Blurring the Lines of Partisanship
I lead a non-partisan organization and we work hard in everything we do to think in terms of issues and not parties. But one of the difficulties of being non-partisan in today’s America is that the Bush administration has worked so hard to magnify small differences and to frame these differences automatically in terms of different ideologies and values. An example from last week is instructive. Bush was asked at a press conference about General Powell’s letter, which said :“The world is beginning to doubt the moral basis of our fight against terrorism. To redefine Common Article 3 would add to those doubts. Furthermore, it would put our own troops at risk.” Instead of responding directly, Bush said “It’s unacceptable to think that there’s any kind of comparison between the behavior of the United States of America and the action of Islamic extremists who kill innocent women and children to achieve an objective.” What Bush was essentially saying is that his disagreement with Powell was not over strategy or pragmatic foreign policy concerns — this was a difference at the most basic level of whether Powell cared about Americans or terrorists. Was he with us or with them?
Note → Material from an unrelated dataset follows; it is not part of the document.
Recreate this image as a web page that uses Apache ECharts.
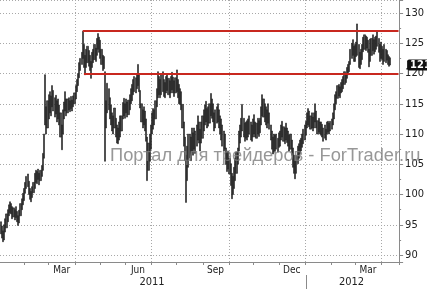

The divisionary nature of this administration was a main focus of a panel discussion I spoke on last Wednesday at NYU (see the news story). Some students after the panel said that they felt it was a partisan panel because it took such a sharp aim at the Bush administration for magnifying our differences and making our country and our world a more divided and partisan one than any time in recent history. And the discussion I had with these students reminded me of the odd and difficult place in which our country finds itself today. Non- and bi-partisanship really is under attack by a President who seeks to magnify our differences and yet even to bridge this subject is to open yourself up understandably to being called a partisan. Hopefully, the next leader who promises to be a uniter and not a divider may actually deliver on that promise so that we can keep our differences in perspective and magnify our commonalities instead.